A recent commentary by Tim Martinez in the Vancouver Columbian whined about the Prairie girls being ripped off by the RPI rating the third week into the season. I agree that Prairie is a lot better than the RPI rank. However the column wandered from there into ‘fixing’ RPI by including factors for classification. So is this a problem? Are crappy teams in a higher division gaming the system (intentionally or not) by beating up on even crappier teams in lower divisions? When a 4A team plays a 1A team should the 4A team be penalized?

Looking at last season here are the cross-classification W-L record for girls.

	v 4A	v 3A	v 2A	v 1A	v 2B	v 1B
4A		115-100	26-24	1-6	1-0	1-0
3A	100-115		81-60	11-21	2-3	0-0
2A	26-24	60-81		73-77	8-10	3-2
1A	6-1	21-11	77-73		56-38	25-17
2B	0-1	3-2	10-8	38-56		73-55
1B	0-1	0-0	2-3	17-25	55-73

Let’s look at those 1A v 4A games. Only seven, but non-league games are not scheduled according to randomized experimental design anyway. La Center had two wins over bad Heritage and Battle Ground teams. I guess those crappy 4A teams in Clark county should look for an real 1A pushover instead of La Center. Or Zillah beat Davis. Seattle Christian beat Auburn and Mount Rainier. Good 1A teams beating not good 4A teams. Cascade Christian beat Federal Way: a mediocre 1A team over a bad 4A team. And then Sunnyside beat Zillah. A good non-league matchup between two good teams, one is 4A and the other 1A, but both good.
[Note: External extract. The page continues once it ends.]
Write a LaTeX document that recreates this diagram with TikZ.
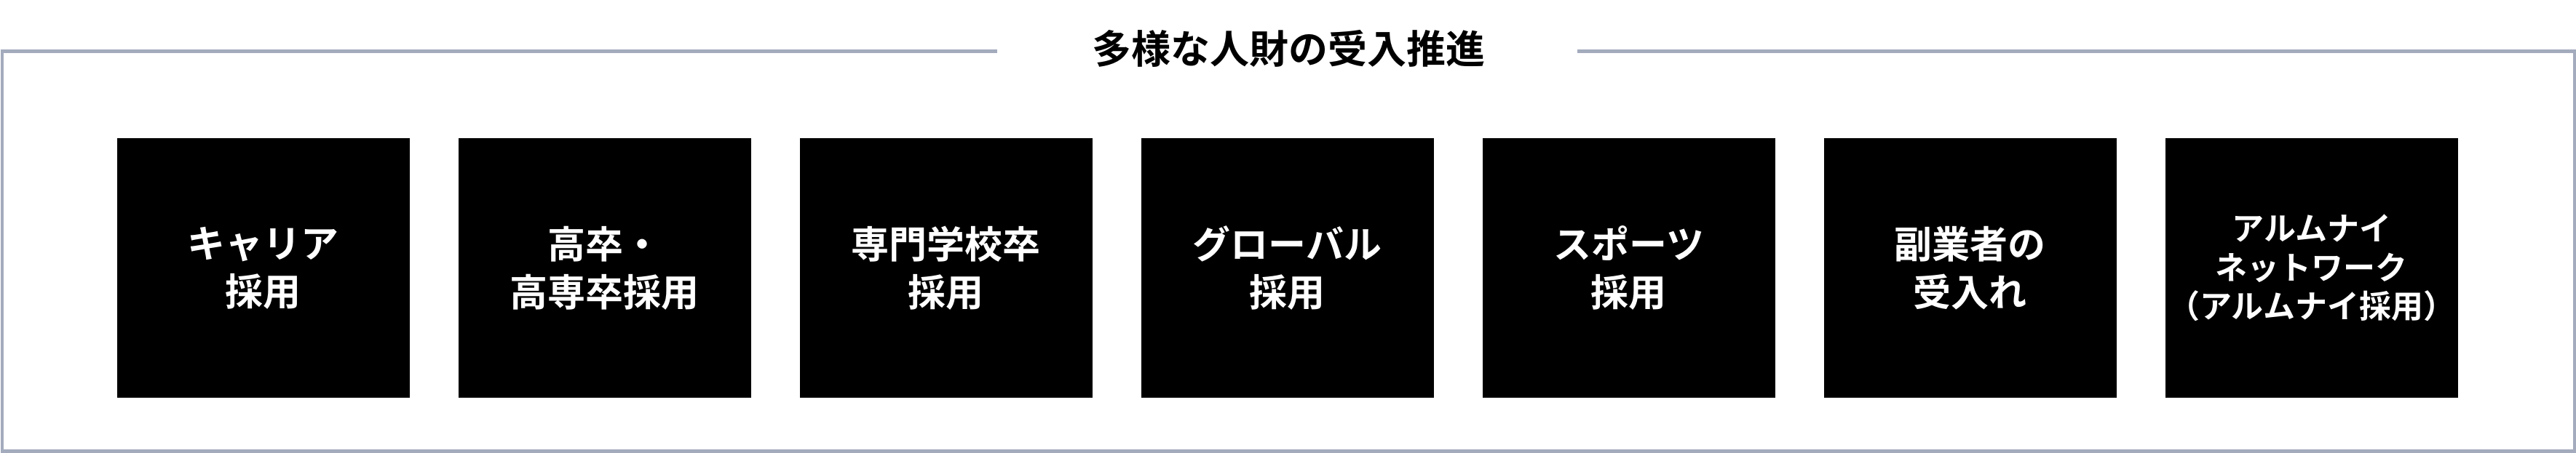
\documentclass[tikz,border=0pt]{standalone}
\usepackage{fontspec}
\setmainfont{Noto Sans CJK JP}[BoldFont={* Bold}]
\definecolor{framegray}{RGB}{163,171,189}
\begin{document}
\begin{tikzpicture}[x=1pt,y=-1pt,
  pbox/.style={fill=black,text=white,minimum width=402pt,minimum height=357pt,inner sep=0pt,align=center,font=\fontsize{52}{66}\selectfont\bfseries},
  pboxs/.style={pbox,font=\fontsize{44}{53.5}\selectfont\bfseries},
  frameline/.style={draw=framegray,line width=4.5pt},
  titlefont/.style={font=\fontsize{54}{60}\selectfont\bfseries,inner sep=0pt}]
\useasboundingbox (0,0) rectangle (3539,623);
\coordinate (gl) at (1370,70.5);
\coordinate (gr) at (2167,70.5);
\draw[frameline] (gl) -- (3,70.5) -- (3,620.5) -- (3537,620.5) -- (3537,70.5) -- (gr);
\node[titlefont] (title) at (1770,67) {多様な人財の受入推進};
\node[pbox] (b1) at (361.7,368.5) {キャリア\\採用};
\node[pbox] (b2) at (830.7,368.5) {高卒・\\高専卒採用};
\node[pbox] (b3) at (1299.7,368.5) {専門学校卒\\採用};
\node[pbox] (b4) at (1768.7,368.5) {グローバル\\採用};
\node[pbox] (b5) at (2237.7,368.5) {スポーツ\\採用};
\node[pbox] (b6) at (2706.7,368.5) {副業者の\\受入れ};
\node[pboxs] (b7) at (3175.7,368.5) {アルムナイ\\ネットワーク\\（アルムナイ採用）};
\end{tikzpicture}
\end{document}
How about this year? Here’s the table for games so far:

	v 4A	v 3A	v 2A	v 1A	v 2B	v 1B
4A		69-62	27-22	4-4	0-0	0-0
3A	62-69		65-47	14-13	1-1	0-0
2A	22-27	47-65		42-45	9-3	1-2
1A	4-4	13-14	45-42		62-25	16-12
2B	0-0	1-1	3-9	25-62		33-42
1B	0-0	0-0	2-1	12-16	42-33

Best game I’ve seen so far was Sunnyside Christian (1B) at Lynden (2A). Sunnyside Christian won, not an upset. Not a black mark against Lynden for losing. Tim Martinez would put the ‘scarlet RPI’ on Lynden’s warmups for even scheduling that game. Maybe Hudson’s Bay has played several lower classification teams. But they look to be teams roughly well matched to Hudson’s Bay. You want to schedule some games that are likely wins where you can successfully exercise your skills against a live opponent. You want some games that will be challenges. And other games where you’re well matched. Regardless of classification.

Should a ranking method specifically include classification as a factor? There is a wide spread between good and bad teams within a classification, and a great deal of overlap between capabilities of teams in differing classifications. RPI is already a Rube Goldberg ranking. Hammering in a classification factor that doesn’t reflect reality would just make it worse.